Pero como es poco probable que la lectura sosegada de este libro vaya a calmar los ánimos, también conviene entender por qué ahora hay tanto interés por los acuerdos de este tipo y por qué este interés no hará más que crecer en el futuro. Para ello resulta muy útil esta conferencia de Pascal Lamy en el Petersen Institute for International Economics. Lamy, uno de los más ilustres y brillantes socialistas franceses, ex director general de la OMC, ex comisario de comercio de la UE y ex jefe de gabinete de Jaques Delors, explica que el interés por los acuerdos comerciales responde a la nueva lógica de la economía política de la liberalización. En el pasado, explica Lamy, los ciudadanos (especialmente los europeos), interesados sobre todo por aumentar su bienestar material, veían en la liberalización comercial una herramienta para acceder a una mayor variedad de productos a precios más bajos. Aunque entendían que la liberalización comercial planteaba conflictos de tipo distributivo, en general consideraban que cómo consumidores ganarían con la apertura de los mercados (los perdedores serían, precisamente, los empresarios que querían continuar teniendo un mercado protegido y cautivo y no someterse a la competencia internacional). Por eso, en la “vieja lógica” del comercio, los consumidores tendían a ser librecambistas y los empresarios proteccionistas, tal y como había planteado Adam Smith en 1776 en la “Riqueza de la Naciones”.
Sin embargo, hoy, en sociedades ricas, avanzadas y cada vez más post-materialistas, los ciudadanos entienden que, en tanto que consumidores, la liberalización puede poner en jaque algunos principios y valores y someterlos a ciertos riesgos a los que hoy se pueden permitir no verse expuestos, ya que no necesitan tanto como antes disponer de más bienes y servicios más baratos.

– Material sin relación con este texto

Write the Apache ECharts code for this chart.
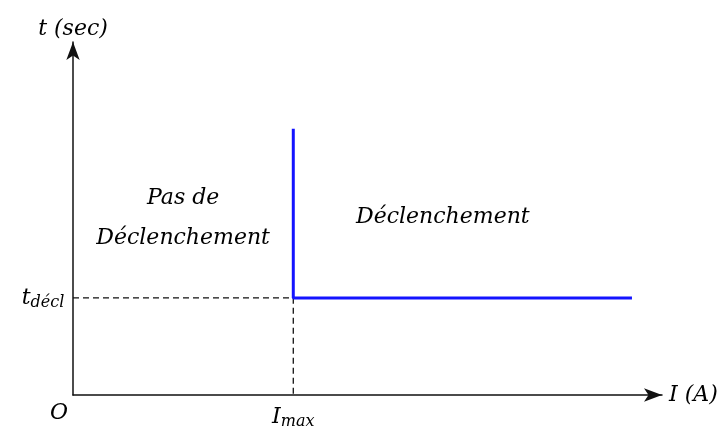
<!DOCTYPE html>
<html>
<head>
<meta charset="utf-8">
<script src="https://cdn.jsdelivr.net/npm/echarts@6/dist/echarts.min.js"></script>
<style>
  html, body { margin: 0; padding: 0; background: #fff; }
  #chart { width: 728px; height: 428px; }
</style>
</head>
<body>
<div id="chart"></div>
<script>
// trip curve (current I in % of axis, time t in % of axis)
var curveI = [37.4, 37.4, 94.9];
var curveT = [75.4, 27.5, 27.5];
// dashed guides to the axes
var guideI = [0, 37.4, 37.4];
var guideT = [27.5, 27.5, 0];
// zone captions: [I, t, text]
var zones = [
  [18.7, 50.1, 'Pas de\nDéclenchement'],
  [62.8, 50.4, 'Déclenchement']
];

var font = '"DejaVu Serif", serif';
var ink = '#000';

function pairs(xs, ys) {
  return xs.map(function (x, i) { return [x, ys[i]]; });
}

var subRich = {
  m: { fontFamily: font, fontStyle: 'italic', fontSize: 22, color: ink },
  s: { fontFamily: font, fontStyle: 'italic', fontSize: 16, color: ink, padding: [9, 0, 0, 0] }
};

// axis marks: t_décl on the t axis, I_max on the I axis
var marks = [
  { value: [guideI[0], guideT[0]], label: { show: true, position: 'left', distance: 8, offset: [-22, 0], formatter: '{m|t}{s|décl}', rich: subRich } },
  { value: [guideI[2], guideT[2]], label: { show: true, position: 'bottom', distance: 4, offset: [0, -2], formatter: '{m|I}{s|max}', rich: subRich } }
];

var chart = echarts.init(document.getElementById('chart'), null, { renderer: 'canvas' });
chart.setOption({
  animation: false,
  backgroundColor: '#fff',
  grid: { left: 73, right: 66, top: 42, bottom: 33 },
  xAxis: {
    type: 'value', min: 0, max: 100,
    name: 'I (A)', nameLocation: 'end', nameGap: 7,
    nameTextStyle: { fontFamily: font, fontStyle: 'italic', fontSize: 22, color: ink },
    axisLine: { lineStyle: { color: '#111', width: 1.5 }, symbol: ['none', 'arrow'], symbolSize: [10, 18] },
    axisTick: { show: false }, axisLabel: { show: false }, splitLine: { show: false }
  },
  yAxis: {
    type: 'value', min: 0, max: 100,
    name: 't (sec)', nameLocation: 'end', nameGap: 2,
    nameTextStyle: { fontFamily: font, fontStyle: 'italic', fontSize: 22, color: ink, align: 'center' },
    axisLine: { lineStyle: { color: '#111', width: 1.5 }, symbol: ['none', 'arrow'], symbolSize: [10, 18] },
    axisTick: { show: false }, axisLabel: { show: false }, splitLine: { show: false }
  },
  graphic: [{
    type: 'text', left: 50, top: 402,
    style: { text: 'O', font: 'italic 22px ' + font, fill: ink }
  }],
  series: [{
    type: 'line',
    data: pairs(guideI, guideT),
    symbol: 'none',
    lineStyle: { color: '#111', width: 1.3, type: [6, 4] },
    z: 1
  }, {
    type: 'line',
    data: pairs(curveI, curveT),
    symbol: 'none',
    lineStyle: { color: '#1414ff', width: 3 },
    z: 3
  }, {
    type: 'scatter',
    data: zones.map(function (z) { return { value: [z[0], z[1]], name: z[2] }; }).concat(marks),
    symbolSize: 0,
    itemStyle: { opacity: 1 },
    label: {
      show: true, position: 'inside', formatter: '{b}',
      fontFamily: font, fontStyle: 'italic', fontSize: 22, color: ink,
      lineHeight: 40, align: 'center'
    },
    z: 5
  }]
});
</script>
</body>
</html>
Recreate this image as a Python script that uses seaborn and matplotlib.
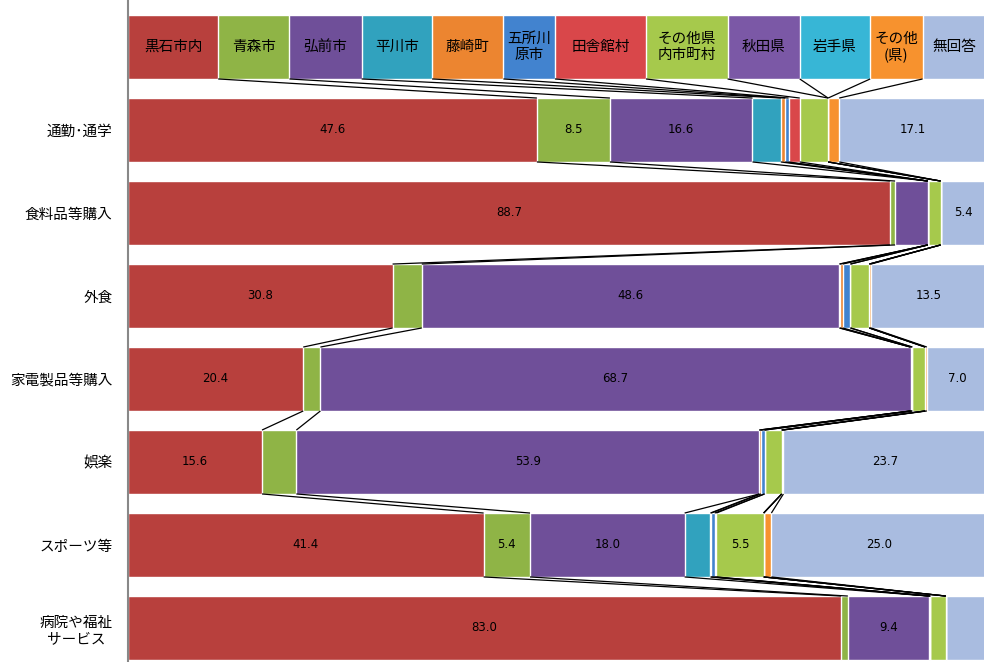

Así, temen que la liberalización comercial asociada al TTIP, que versa sobre todo acerca de barreras no arancelarias y estándares regulatorios, pueda poner en peligro su seguridad alimentaria o socavar algunos derechos que asocian al modelo de bienestar europeo. En otras palabras, que la lógica tecnocrática de la apertura comercial se ponga por encima del principio de precaución, según el cual el estado debe proteger a los ciudadanos de los riesgos (incluidos los asociados al libre comercio). Esto explica que en la “nueva lógica” del comercio, los ciudadanos sean más proteccionistas que en la “vieja lógica”, mientras que los empresarios sean más librecambistas.
Naturalmente, estas generalizaciones sobre “consumidores” o “productores” omiten muchos matices importantes. Pero desde el punto de vista analítico, esta distinción entre el “nuevo” y el “viejo” comercio resulta clave para entender el rechazo al TTIP. Además, es clave para entender por qué sus detractores parecen estar ganando la batalla de la opinión pública al lograr que su narrativa sobre derechos y riesgos tenga más impacto que la narrativa del crecimiento y el empleo, que es la que los defensores del TTIP promulgan.